If im not mistakin, its illegal. Also, Kneeing someone tends to be more effective in the long term, due to the way MMA functions.


----------



## Buka (Jul 30, 2011)

It's legal and has been done in a lot of MMA fights.


----------



## Never_A_Reflection (Jul 30, 2011)

You can stomp on the toes in many MMA organizations (including the UFC) and you can side-kick the knee, which is kind of like a stomp at that angle.  Most people don't do it because the stomps to the feet don't really do much when the floor is somewhat cushioned and kicks to the knee are often considered "dirty" because you could seriously end someone's MMA career that way.  They do show up from time to time, though--I know that Jon Jones side-kicked Shogun in the knees in their fight and I believe Clay Guida uses foot stomps fairly regularly in the clinch against the cage.


----------



## threethirty (Jul 30, 2011)

thanks for the great responses. Until i got into TMA I was never interested in MMA, so I'm a total noob. but I do get to watch classic fights like they are brand new


----------



## Lee Mainprize (Aug 2, 2011)

I am sure I have seen someone doing this without much success though.  Does it work against a big guy trying to take you down?


----------



## Cyriacus (Aug 2, 2011)

Lee Mainprize said:


> I am sure I have seen someone doing this without much success though.  Does it work against a big guy trying to take you down?

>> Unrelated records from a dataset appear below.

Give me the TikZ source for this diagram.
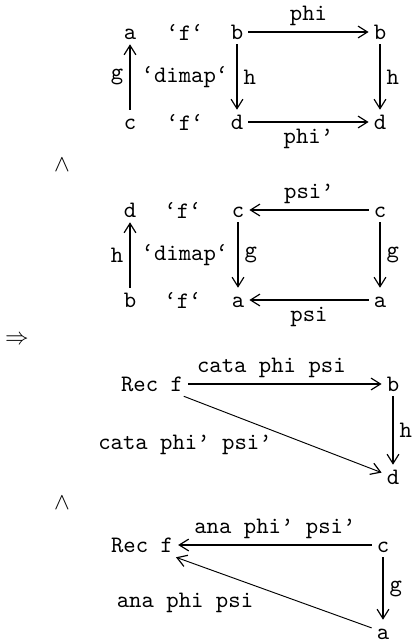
\documentclass[tikz,border=0pt]{standalone}
\usetikzlibrary{arrows.meta}
\begin{document}
\begin{tikzpicture}[x=0.4237pt,y=-0.4237pt,
  every node/.style={font=\ttfamily},
  obj/.style={inner sep=2pt,text height=6pt,text depth=0pt},
  lab/.style={inner sep=2.5pt},
  arr/.style={line width=0.7pt,-{Straight Barb[length=4pt,width=5pt,line width=0.5pt]}},
  diag/.style={line width=0.4pt,-{Straight Barb[length=4pt,width=5pt,line width=0.5pt]}}]
\useasboundingbox (0,0) rectangle (412,643);
% first square
\node[obj] (a1) at (130,32) {a};
\node (f1) at (185,32) {‘f‘};
\node[obj] (b1) at (237,32) {b};
\node[obj] (b2) at (380,32) {b};
\node[obj] (c1) at (130,122) {c};
\node (f2) at (185,122) {‘f‘};
\node[obj] (d1) at (237,122) {d};
\node[obj] (d2) at (380,122) {d};
\node (dm1) at (185,77) {‘dimap‘};
\draw[arr] (c1) -- node[lab,left]{g} (a1);
\draw[arr] (b1) -- node[lab,above]{phi} (b2);
\draw[arr] (b1) -- node[lab,right]{h} (d1);
\draw[arr] (b2) -- node[lab,right]{h} (d2);
\draw[arr] (d1) -- node[lab,below]{phi’} (d2);
% wedge
\node (w1) at (62,165) {$\wedge$};
% second square
\node[obj] (d3) at (130,210) {d};
\node (f3) at (183,210) {‘f‘};
\node[obj] (c2) at (238,210) {c};
\node[obj] (c3) at (380,210) {c};
\node[obj] (b3) at (130,300) {b};
\node (f4) at (183,300) {‘f‘};
\node[obj] (a2) at (238,300) {a};
\node[obj] (a3) at (380,300) {a};
\node (dm2) at (185,255) {‘dimap‘};
\draw[arr] (b3) -- node[lab,left]{h} (d3);
\draw[arr] (c3) -- node[lab,above]{psi’} (c2);
\draw[arr] (c2) -- node[lab,right]{g} (a2);
\draw[arr] (c3) -- node[lab,right]{g} (a3);
\draw[arr,line width=1.1pt] (a3) -- node[lab,below]{psi} (a2);
% implies
\node (imp) at (17,340) {$\Rightarrow$};
% cata triangle
\node[obj] (r1) at (152,384) {Rec f};
\node[obj] (b4) at (393,384) {b};
\node[obj] (d4) at (393,477) {d};
\draw[arr] (r1) -- node[lab,above,pos=0.43]{cata phi psi} (b4);
\draw[arr] (b4) -- node[lab,right]{h} (d4);
\draw[diag] (r1) -- (d4);
\node (l1) at (185,445) {cata phi’ psi’};
% wedge
\node (w2) at (62,503) {$\wedge$};
% ana triangle
\node[obj] (r2) at (142,545) {Rec f};
\node[obj] (c4) at (383,545) {c};
\node[obj] (a4) at (383,632) {a};
\draw[arr] (c4) -- node[lab,above]{ana phi’ psi’} (r2);
\draw[arr] (c4) -- node[lab,right]{g} (a4);
\draw[diag] (a4) -- (r2);
\node (l2) at (185,603) {ana phi psi};
\end{tikzpicture}
\end{document}
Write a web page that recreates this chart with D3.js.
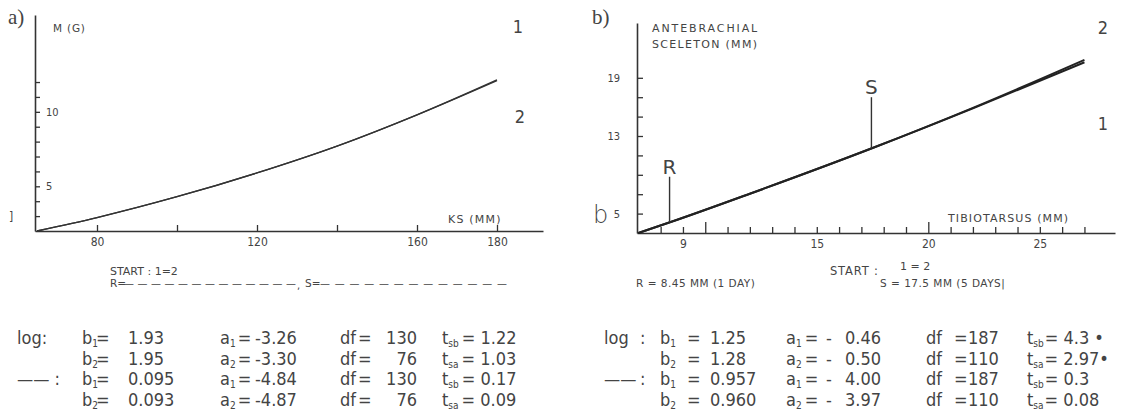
<!DOCTYPE html>
<html><head><meta charset="utf-8">
<script src="https://cdn.jsdelivr.net/npm/d3@7"></script>
<style>
body{margin:0;background:#fff;}
svg{display:block;}
text{font-family:"DejaVu Sans Condensed","DejaVu Sans",sans-serif;font-stretch:condensed;fill:#444;}
.wide{font-family:"DejaVu Sans",sans-serif;font-stretch:normal;}
</style></head><body>
<svg id="c" width="1140" height="416"></svg>
<script>
// ---- Panel a data: body mass M (g) against KS (mm)
const ksMM = [65, 80, 100, 120, 140, 160, 180];
const massG1 = [2.0, 2.9, 4.3, 5.9, 7.7, 9.8, 12.1];
const massG2 = [2.0, 2.9, 4.3, 5.9, 7.7, 9.8, 12.15];
const ksTicks = [80, 100, 120, 140, 160, 180];
const ksTickLabels = [80, 120, 160, 180];
const massTicks = [3, 4, 5, 6, 7, 8, 9, 10, 11, 12];
const massTickLabels = [5, 10];

// ---- Panel b data: antebrachial skeleton (mm) against tibiotarsus (mm)
const tibMM = [7, 8.45, 12, 17.5, 22, 27];
const ante1 = [3.0, 4.13, 7.05, 11.76, 15.85, 20.6];
const ante2 = [3.0, 4.13, 7.05, 11.76, 15.9, 20.85];
const tibTicks = d3.range(8, 28);
const tibTickLabels = [9, 15, 20, 25];
const tibMajorTicks = [10, 20];
const anteTicks = [5, 7, 9, 11, 13, 15, 17, 19];
const anteTickLabels = [5, 13, 19];
const markerNames = ["R", "S"];
const markerTib = [8.4, 17.45];
const markerTop = [8.8, 17.0];

// ---- statistics tables
const rowPrefix = ["log:", "", "\u2014\u2014 :", ""];
const idx = ["1", "2", "1", "2"];
const tSub = ["sb", "sa", "sb", "sa"];
const aB = ["1.93", "1.95", "0.095", "0.093"];
const aA = ["-3.26", "-3.30", "-4.84", "-4.87"];
const aDf = ["130", "76", "130", "76"];
const aT = ["1.22", "1.03", "0.17", "0.09"];
const bPrefix = ["log", "", "\u2014\u2014", ""];
const bB = ["1.25", "1.28", "0.957", "0.960"];
const bASign = ["-", "-", "-", "-"];
const bA = ["0.46", "0.50", "4.00", "3.97"];
const bDf = ["187", "110", "187", "110"];
const bT = ["4.3 \u2022", "2.97\u2022", "0.3", "0.08"];

const svg = d3.select("#c");
const ink = "#333";

function styleAxis(g, fs) {
  g.select(".domain").attr("stroke", ink).attr("stroke-width", 1.6);
  g.selectAll(".tick line").attr("stroke", ink).attr("stroke-width", 1.3);
  g.selectAll(".tick text").attr("font-size", fs).attr("fill", "#444");
}
function label(x, y, s, fs, opts = {}) {
  const t = svg.append("text").attr("x", x).attr("y", y).attr("font-size", fs)
    .attr("text-anchor", opts.anchor || "start").text(s);
  if (opts.wide) t.attr("class", "wide");
  if (opts.ls) t.attr("letter-spacing", opts.ls);
  return t;
}

// ================= Panel a =================
const xA = d3.scaleLinear().domain([64.5, 191.5]).range([35, 543]);
const yA = d3.scaleLinear().domain([2, 16.5]).range([231, 15]);

svg.append("g").attr("transform", "translate(0,231)")
  .call(d3.axisBottom(xA).tickValues(ksTicks).tickSizeInner(-6).tickSizeOuter(0).tickPadding(6)
    .tickFormat(d => ksTickLabels.includes(d) ? d : ""))
  .call(g => styleAxis(g, 12));

svg.append("g").attr("transform", "translate(35,0)")
  .call(d3.axisRight(yA).tickValues(massTicks).tickSizeInner(5).tickSizeOuter(0).tickPadding(6)
    .tickFormat(d => massTickLabels.includes(d) ? d : ""))
  .call(g => styleAxis(g, 11));

const lineA = s => d3.line().x((d, i) => xA(ksMM[i])).y(d => yA(d)).curve(d3.curveMonotoneX)(s);
[massG1, massG2].forEach(s => svg.append("path").attr("d", lineA(s))
  .attr("fill", "none").attr("stroke", ink).attr("stroke-width", 1.3));

svg.append("text").attr("x", 8).attr("y", 24).attr("font-size", 21)
  .style("font-family", "'Liberation Serif',serif").style("font-stretch", "normal").attr("fill", "#222").text("a)");
label(53, 32, "M (G)", 10.5, { wide: true, ls: 0.8 });
label(518, 33, "1", 18, { anchor: "middle" });
label(520, 123, "2", 18, { anchor: "middle" });
label(448, 223, "KS (MM)", 11, { wide: true, ls: 1.2 });
label(9, 221, "]", 12);
label(110, 275, "START : 1=2", 11, { wide: true });
label(110, 287, "R=", 10.5, { wide: true });
svg.append("text").attr("x", 124).attr("y", 287).attr("font-size", 11).attr("textLength", 172)
  .attr("lengthAdjust", "spacing").text("\u2014".repeat(13));
label(297, 289, ",", 11);
label(305, 287, "S=", 10.5, { wide: true });
svg.append("text").attr("x", 320).attr("y", 287).attr("font-size", 11).attr("textLength", 187)
  .attr("lengthAdjust", "spacing").text("\u2014".repeat(13));

// ================= Panel b =================
const xB = d3.scaleLinear().domain([6.94, 28.37]).range([637, 1115]);
const yB = d3.scaleLinear().domain([3, 24.65]).range([233, 23]);

svg.append("g").attr("transform", "translate(0,233)")
  .call(d3.axisBottom(xB).tickValues(tibTicks).tickSizeInner(-6).tickSizeOuter(0).tickPadding(6)
    .tickFormat(d => tibTickLabels.includes(d) ? d : ""))
  .call(g => styleAxis(g, 12))
  .call(g => g.selectAll(".tick").filter(d => tibMajorTicks.includes(d)).select("line").attr("y2", -11));

svg.append("g").attr("transform", "translate(637,0)")
  .call(d3.axisLeft(yB).tickValues(anteTicks).tickSizeInner(-6).tickSizeOuter(0).tickPadding(17)
    .tickFormat(d => anteTickLabels.includes(d) ? d : ""))
  .call(g => styleAxis(g, 11));

const lineB = s => d3.line().x((d, i) => xB(tibMM[i])).y(d => yB(d)).curve(d3.curveMonotoneX)(s);
[ante1, ante2].forEach(s => svg.append("path").attr("d", lineB(s))
  .attr("fill", "none").attr("stroke", "#222").attr("stroke-width", 2));

function interp(xs, ys, x) {
  for (let i = 1; i < xs.length; i++) {
    if (x <= xs[i]) { const t = (x - xs[i - 1]) / (xs[i] - xs[i - 1]); return ys[i - 1] + t * (ys[i] - ys[i - 1]); }
  }
  return ys[ys.length - 1];
}
markerNames.forEach((n, i) => {
  const x = xB(markerTib[i]);
  svg.append("line").attr("x1", x).attr("x2", x)
    .attr("y1", yB(markerTop[i])).attr("y2", yB(interp(tibMM, ante1, markerTib[i])))
    .attr("stroke", ink).attr("stroke-width", 1.4);
  label(x, yB(markerTop[i]) - 3, n, 20, { anchor: "middle", wide: true });
});

svg.append("text").attr("x", 592).attr("y", 24).attr("font-size", 21)
  .style("font-family", "'Liberation Serif',serif").style("font-stretch", "normal").attr("fill", "#222").text("b)");
label(652, 32, "ANTEBRACHIAL", 11, { wide: true, ls: 1.9 });
label(652, 48, "SCELETON (MM)", 11, { wide: true, ls: 1.3 });
label(1103, 34, "2", 18, { anchor: "middle" });
label(1103, 130, "1", 18, { anchor: "middle" });
svg.append("text").attr("x", 593).attr("y", 223).attr("font-size", 24).attr("font-weight", 200)
  .style("font-family", "'DejaVu Sans',sans-serif").style("font-stretch", "normal").attr("fill", "#666").text("b");
label(948, 222, "TIBIOTARSUS (MM)", 11, { wide: true, ls: 1.1 });
label(636, 287, "R = 8.45 MM (1 DAY)", 10.5, { wide: true, ls: 0.5 });
label(830, 275, "START :", 11.5, { wide: true, ls: 0.8 });
label(900, 270, "1 = 2", 11, { wide: true });
label(880, 287, "S = 17.5 MM  (5 DAYS|", 10.5, { wide: true, ls: 0.5 });

// ================= Tables =================
const rowY = [344, 364.5, 385, 405.5];
const tfs = 18;
const tcol = "#4a4a4a";
function put(x, y, s, opts = {}) {
  return svg.append("text").attr("x", x).attr("y", y).attr("font-size", opts.fs || tfs)
    .attr("text-anchor", opts.anchor || "start").attr("fill", tcol).text(s);
}
// letter + subscript + trailing text in ONE text element
function sym(x, y, letter, sub, tail, tailDx) {
  const t = svg.append("text").attr("x", x).attr("y", y).attr("font-size", tfs).attr("fill", tcol);
  t.append("tspan").text(letter);
  t.append("tspan").attr("font-size", 10).attr("dy", 3).text(sub);
  if (tail) t.append("tspan").attr("dy", -3).attr("dx", tailDx).text(tail);
  return t;
}
// panel a table
rowY.forEach((y, i) => {
  if (rowPrefix[i]) put(17, y, rowPrefix[i]);
  sym(82, y, "b", idx[i], "=", -2);
  put(128, y, aB[i]);
  sym(220, y, "a", idx[i], "=", 2);
  put(255, y, aA[i]);
  put(340, y, "df");
  put(358, y, "=");
  put(417, y, aDf[i], { anchor: "end" });
  sym(442, y, "t", tSub[i], "= " + aT[i], 3);
});
// panel b table
rowY.forEach((y, i) => {
  if (bPrefix[i]) { put(604, y, bPrefix[i]); put(640, y, ":"); }
  sym(660, y, "b", idx[i], "=", 11);
  put(710, y, bB[i]);
  sym(786, y, "a", idx[i], "=", 3);
  put(826, y, bASign[i]);
  put(845, y, bA[i]);
  put(926, y, "df");
  put(954, y, "=");
  put(968, y, bDf[i]);
  sym(1027, y, "t", tSub[i], "= " + bT[i], 1);
});
</script>
</body></html>
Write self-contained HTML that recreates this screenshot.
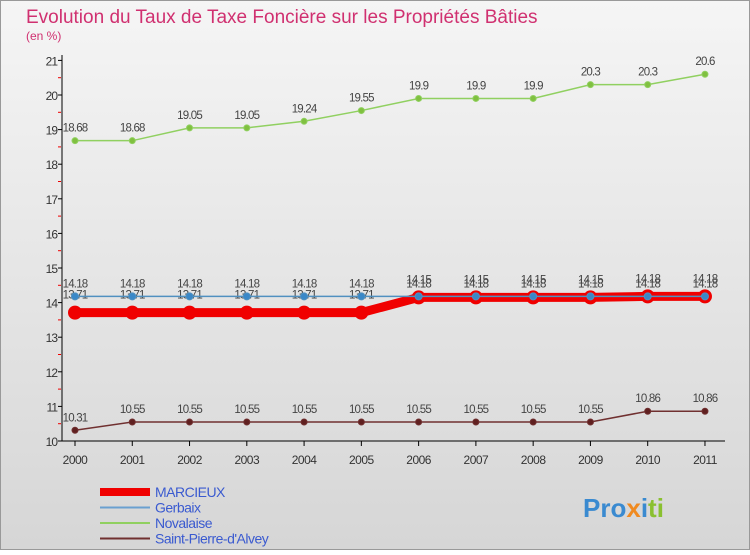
<!DOCTYPE html>
<html><head><meta charset="utf-8"><style>
body{margin:0;width:750px;height:550px;overflow:hidden;font-family:"Liberation Sans",sans-serif}
</style></head><body>
<svg id="chart" width="750" height="550" xmlns="http://www.w3.org/2000/svg" style="font-family:'Liberation Sans',sans-serif">
<defs><linearGradient id="bg" x1="0" y1="0" x2="0" y2="1"><stop offset="0" stop-color="#f5f5f5"/><stop offset="1" stop-color="#d6d6d6"/></linearGradient></defs>
<rect x="0.5" y="0.5" width="749" height="549" fill="url(#bg)" stroke="#999"/>
<text x="26" y="23" font-size="19" fill="#d03070">Evolution du Taux de Taxe Foncière sur les Propriétés Bâties</text>
<text x="26" y="40" font-size="12" fill="#d03070">(en %)</text>
<g id="axes"></g><g id="series"></g><g id="legend"></g>
<text x="583" y="517" font-size="26" font-weight="bold" fill="#3a8ad0">Pro<tspan fill="#f08a20">x</tspan><tspan fill="#3a8ad0">i</tspan><tspan fill="#8ac030">ti</tspan></text>
</svg>
<script>
const years=[2000,2001,2002,2003,2004,2005,2006,2007,2008,2009,2010,2011];
const yTicks=[10,11,12,13,14,15,16,17,18,19,20,21];
const marcieux=[13.71,13.71,13.71,13.71,13.71,13.71,14.15,14.15,14.15,14.15,14.18,14.18];
const gerbaix=[14.18,14.18,14.18,14.18,14.18,14.18,14.18,14.18,14.18,14.18,14.18,14.18];
const novalaise=[18.68,18.68,19.05,19.05,19.24,19.55,19.9,19.9,19.9,20.3,20.3,20.6];
const stpierre=[10.31,10.55,10.55,10.55,10.55,10.55,10.55,10.55,10.55,10.55,10.86,10.86];
const seriesNames=["MARCIEUX","Gerbaix","Novalaise","Saint-Pierre-d'Alvey"];
const NS="http://www.w3.org/2000/svg";
const X=i=>75+i*57.27, Y=v=>441-(v-10)*34.6;
function mk(tag,attrs,parent,txt){const e=document.createElementNS(NS,tag);for(const k in attrs)e.setAttribute(k,attrs[k]);if(txt!==undefined)e.textContent=txt;parent.appendChild(e);return e;}
const ax=document.getElementById('axes');
let l=mk('line',{x1:62,y1:55,x2:62,y2:441,stroke:'#000'},ax);


l=mk('line',{x1:62,y1:441,x2:725,y2:441,stroke:'#000'},ax);


yTicks.forEach(v=>{
  mk('line',{x1:58,y1:Y(v),x2:62,y2:Y(v),stroke:'#000'},ax);
  if(v<21)mk('line',{x1:58,y1:Y(v+0.5),x2:61,y2:Y(v+0.5),stroke:'#e00'},ax);
  const t=mk('text',{x:57,y:Y(v)+5,'font-size':12,fill:'#333','text-anchor':'end','letter-spacing':'-1'},ax,v);
  
  
});
years.forEach((y,i)=>{
  mk('line',{x1:X(i),y1:441,x2:X(i),y2:446,stroke:'#000'},ax);
  const t=mk('text',{x:X(i),y:464,'font-size':12,fill:'#333','text-anchor':'middle','letter-spacing':'-0.5'},ax,y);
  
  
});
const sg=document.getElementById('series');
function draw(vals,color,w,r,fill,name,labOff){
  const g=mk('g',{},sg);
  
  
  mk('polyline',{points:vals.map((v,i)=>X(i)+','+Y(v)).join(' '),fill:'none',stroke:color,'stroke-width':w},g);
  vals.forEach((v,i)=>{
    const c=mk('circle',{cx:X(i),cy:Y(v),r:r,fill:fill,stroke:color,'stroke-width':1},g);
    
    
    const t=mk('text',{x:X(i),y:Y(v)-labOff,'font-size':11.5,fill:'#444','text-anchor':'middle','letter-spacing':'-0.8'},g,v);
    
    
  });
}
draw(novalaise,'#90d060',1.5,3,'#80c040','novalaise',9);
draw(stpierre,'#703030',1.5,3,'#602020','saint-pierre',9);
draw(marcieux,'#f00000',9,6.5,'#f00000','marcieux',14);
draw(gerbaix,'#5090c0',1.5,3.5,'#3a88c8','gerbaix',9);
const lg=document.getElementById('legend');
const lc=[['#f00000',8],['#6aa0d0',2],['#90d060',2],['#703030',2]];
seriesNames.forEach((n,i)=>{
  const y=492+i*15.5;
  const g=mk('g',{},lg);
  
  
  mk('line',{x1:100,y1:y,x2:150,y2:y,stroke:lc[i][0],'stroke-width':lc[i][1]},g);
  mk('text',{x:155,y:y+5,'font-size':14,fill:'#3a5ad0','letter-spacing':'-0.5'},g,n);
});
</script>
</body></html>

If done correctly, and it connects (Possibly the biggest one), itll work on anyone trying to do anything. If it connects.


----------



## punisher73 (Aug 2, 2011)

If you watch the old Pride fights, you will see stomp kicks to a downed opponent quite regularly.  Those are not allowed in the UFC styles rules.

The first person in the UFC (I believe) to use the foot stomp was Marco Ruas, who also was the first to use the Thai kick to great success.  You will see the foot stomp with fighters that have a good ground game or takedown defense because they arent' afraid of going to the ground when they do it.  Most dont' do it, but that doesn't mean it's not effective they just don't train it (anyone remember never seeing hammerfists  in MMA until Sakuraba started using them?)  Also, many don't use the heel portion of their foot to the small bones and those that do, you will see a good reaction of the person getting stomped moving their feet around like they are on hot rocks and focusing on getting out of that position.

It's kind of like those punches to the ribs while on the ground.  To a trained guy it's not a fight ender by any means, but over time they build until you can't ignore them anymore.


----------